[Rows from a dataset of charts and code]
══════

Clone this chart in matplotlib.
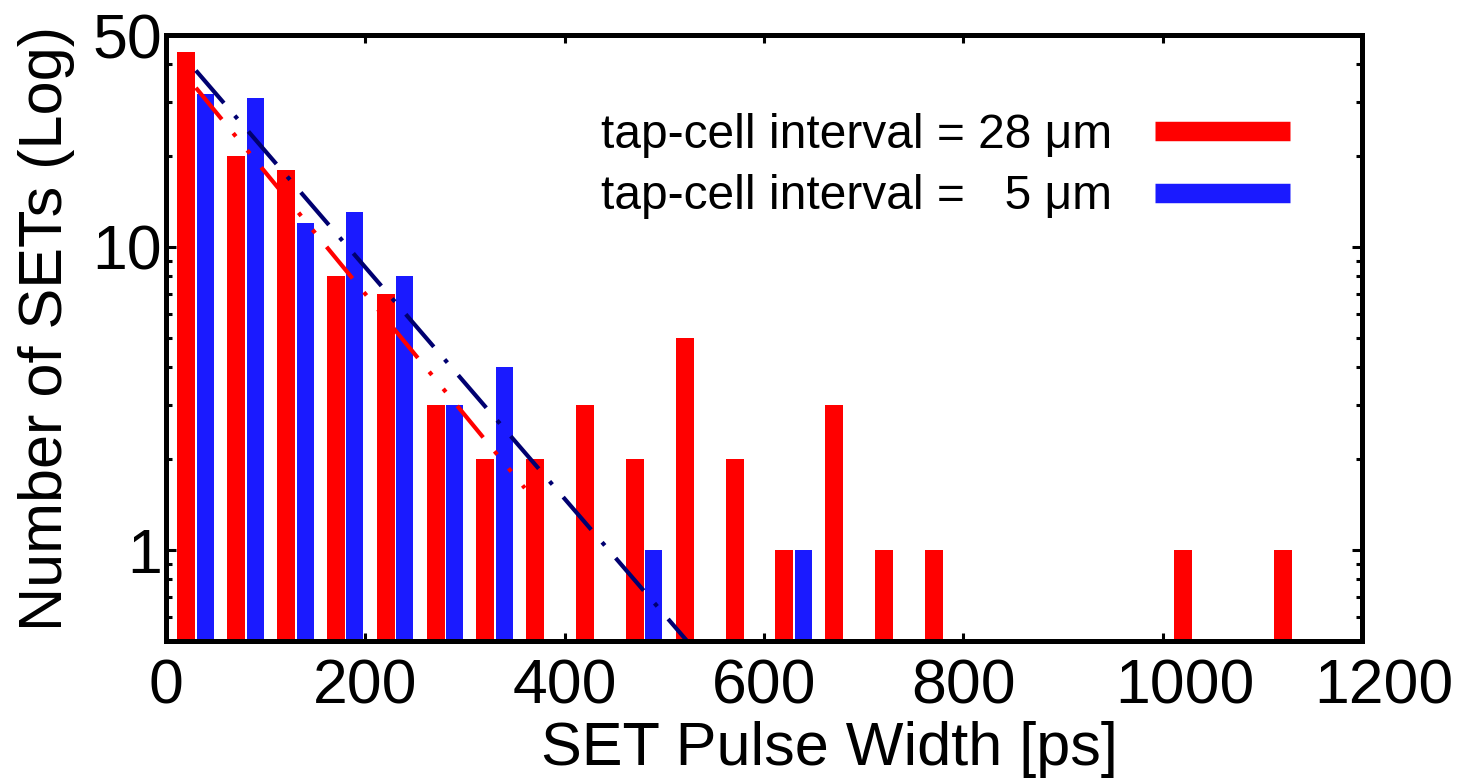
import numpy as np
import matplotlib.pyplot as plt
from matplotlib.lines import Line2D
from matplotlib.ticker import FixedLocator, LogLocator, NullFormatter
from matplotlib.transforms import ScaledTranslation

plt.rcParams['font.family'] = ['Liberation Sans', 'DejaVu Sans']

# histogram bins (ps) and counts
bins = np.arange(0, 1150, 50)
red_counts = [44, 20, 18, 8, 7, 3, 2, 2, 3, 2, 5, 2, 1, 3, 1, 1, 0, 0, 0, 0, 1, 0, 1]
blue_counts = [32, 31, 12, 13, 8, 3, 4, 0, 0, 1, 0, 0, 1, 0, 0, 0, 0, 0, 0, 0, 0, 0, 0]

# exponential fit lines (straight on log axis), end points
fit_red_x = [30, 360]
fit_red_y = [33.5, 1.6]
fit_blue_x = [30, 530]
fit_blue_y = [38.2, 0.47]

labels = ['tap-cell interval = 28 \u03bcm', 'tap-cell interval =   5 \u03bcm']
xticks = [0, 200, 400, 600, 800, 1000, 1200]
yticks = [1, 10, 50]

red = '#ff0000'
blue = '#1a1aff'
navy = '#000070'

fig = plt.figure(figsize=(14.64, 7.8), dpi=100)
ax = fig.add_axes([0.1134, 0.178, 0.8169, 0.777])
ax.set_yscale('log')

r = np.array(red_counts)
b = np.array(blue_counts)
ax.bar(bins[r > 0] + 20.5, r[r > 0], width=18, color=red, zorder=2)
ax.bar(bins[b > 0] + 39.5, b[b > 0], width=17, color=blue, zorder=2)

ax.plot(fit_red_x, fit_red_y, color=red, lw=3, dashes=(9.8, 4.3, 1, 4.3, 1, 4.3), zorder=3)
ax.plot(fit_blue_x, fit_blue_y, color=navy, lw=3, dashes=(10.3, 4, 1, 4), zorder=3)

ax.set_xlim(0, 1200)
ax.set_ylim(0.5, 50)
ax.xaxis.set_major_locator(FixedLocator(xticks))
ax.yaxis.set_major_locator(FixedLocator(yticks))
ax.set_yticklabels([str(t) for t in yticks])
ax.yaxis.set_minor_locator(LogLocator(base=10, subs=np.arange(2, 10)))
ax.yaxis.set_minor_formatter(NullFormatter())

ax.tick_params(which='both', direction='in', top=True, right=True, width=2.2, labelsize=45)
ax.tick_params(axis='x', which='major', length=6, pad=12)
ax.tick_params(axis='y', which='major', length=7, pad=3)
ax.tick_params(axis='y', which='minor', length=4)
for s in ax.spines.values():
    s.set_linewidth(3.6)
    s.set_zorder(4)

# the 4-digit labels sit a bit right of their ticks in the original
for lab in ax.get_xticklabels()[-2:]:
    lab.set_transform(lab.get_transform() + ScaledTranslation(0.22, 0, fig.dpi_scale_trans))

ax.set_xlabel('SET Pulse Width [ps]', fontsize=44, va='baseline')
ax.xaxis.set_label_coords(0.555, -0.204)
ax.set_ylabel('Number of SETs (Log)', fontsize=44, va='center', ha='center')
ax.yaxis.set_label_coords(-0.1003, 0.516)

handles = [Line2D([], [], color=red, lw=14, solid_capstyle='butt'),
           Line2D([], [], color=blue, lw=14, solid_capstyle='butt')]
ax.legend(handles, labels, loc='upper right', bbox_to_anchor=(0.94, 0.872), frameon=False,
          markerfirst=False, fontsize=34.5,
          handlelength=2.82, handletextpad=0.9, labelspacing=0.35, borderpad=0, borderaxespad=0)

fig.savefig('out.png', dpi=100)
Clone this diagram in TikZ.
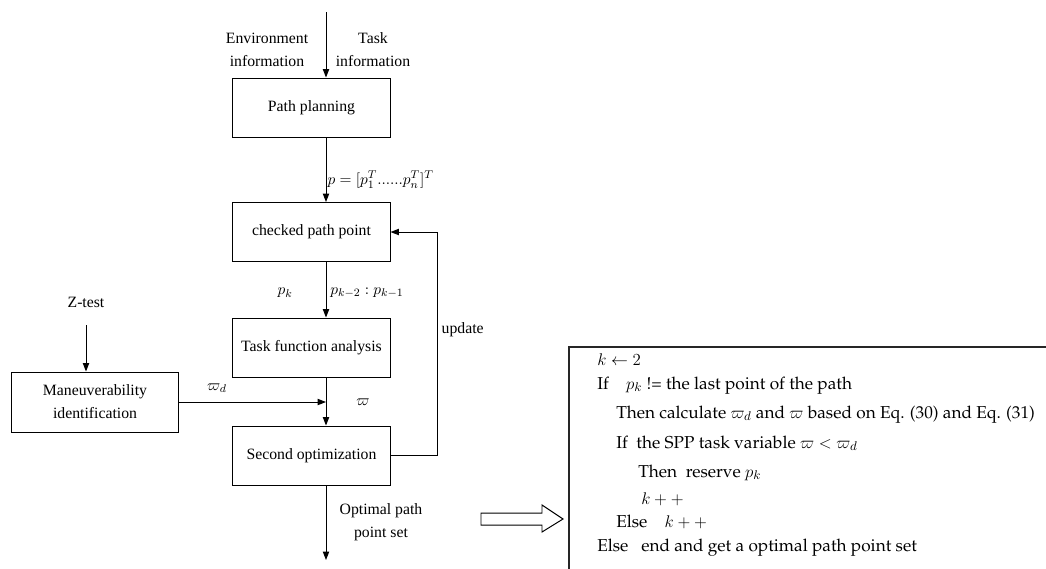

══════

Work instructions:
Reproduce the material in its entirety and word for word, without the pictures.

Task response:
Clone this chart in matplotlib.
import numpy as np
import matplotlib.pyplot as plt
from matplotlib.lines import Line2D
from matplotlib.ticker import FixedLocator, LogLocator, NullFormatter
from matplotlib.transforms import ScaledTranslation

plt.rcParams['font.family'] = ['Liberation Sans', 'DejaVu Sans']

# histogram bins (ps) and counts
bins = np.arange(0, 1150, 50)
red_counts = [44, 20, 18, 8, 7, 3, 2, 2, 3, 2, 5, 2, 1, 3, 1, 1, 0, 0, 0, 0, 1, 0, 1]
blue_counts = [32, 31, 12, 13, 8, 3, 4, 0, 0, 1, 0, 0, 1, 0, 0, 0, 0, 0, 0, 0, 0, 0, 0]

# exponential fit lines (straight on log axis), end points
fit_red_x = [30, 360]
fit_red_y = [33.5, 1.6]
fit_blue_x = [30, 530]
fit_blue_y = [38.2, 0.47]

labels = ['tap-cell interval = 28 \u03bcm', 'tap-cell interval =   5 \u03bcm']
xticks = [0, 200, 400, 600, 800, 1000, 1200]
yticks = [1, 10, 50]

red = '#ff0000'
blue = '#1a1aff'
navy = '#000070'

fig = plt.figure(figsize=(14.64, 7.8), dpi=100)
ax = fig.add_axes([0.1134, 0.178, 0.8169, 0.777])
ax.set_yscale('log')

r = np.array(red_counts)
b = np.array(blue_counts)
ax.bar(bins[r > 0] + 20.5, r[r > 0], width=18, color=red, zorder=2)
ax.bar(bins[b > 0] + 39.5, b[b > 0], width=17, color=blue, zorder=2)

ax.plot(fit_red_x, fit_red_y, color=red, lw=3, dashes=(9.8, 4.3, 1, 4.3, 1, 4.3), zorder=3)
ax.plot(fit_blue_x, fit_blue_y, color=navy, lw=3, dashes=(10.3, 4, 1, 4), zorder=3)

ax.set_xlim(0, 1200)
ax.set_ylim(0.5, 50)
ax.xaxis.set_major_locator(FixedLocator(xticks))
ax.yaxis.set_major_locator(FixedLocator(yticks))
ax.set_yticklabels([str(t) for t in yticks])
ax.yaxis.set_minor_locator(LogLocator(base=10, subs=np.arange(2, 10)))
ax.yaxis.set_minor_formatter(NullFormatter())

ax.tick_params(which='both', direction='in', top=True, right=True, width=2.2, labelsize=45)
ax.tick_params(axis='x', which='major', length=6, pad=12)
ax.tick_params(axis='y', which='major', length=7, pad=3)
ax.tick_params(axis='y', which='minor', length=4)
for s in ax.spines.values():
    s.set_linewidth(3.6)
    s.set_zorder(4)

# the 4-digit labels sit a bit right of their ticks in the original
for lab in ax.get_xticklabels()[-2:]:
    lab.set_transform(lab.get_transform() + ScaledTranslation(0.22, 0, fig.dpi_scale_trans))

ax.set_xlabel('SET Pulse Width [ps]', fontsize=44, va='baseline')
ax.xaxis.set_label_coords(0.555, -0.204)
ax.set_ylabel('Number of SETs (Log)', fontsize=44, va='center', ha='center')
ax.yaxis.set_label_coords(-0.1003, 0.516)

handles = [Line2D([], [], color=red, lw=14, solid_capstyle='butt'),
           Line2D([], [], color=blue, lw=14, solid_capstyle='butt')]
ax.legend(handles, labels, loc='upper right', bbox_to_anchor=(0.94, 0.872), frameon=False,
          markerfirst=False, fontsize=34.5,
          handlelength=2.82, handletextpad=0.9, labelspacing=0.35, borderpad=0, borderaxespad=0)

fig.savefig('out.png', dpi=100)
Clone this diagram in TikZ.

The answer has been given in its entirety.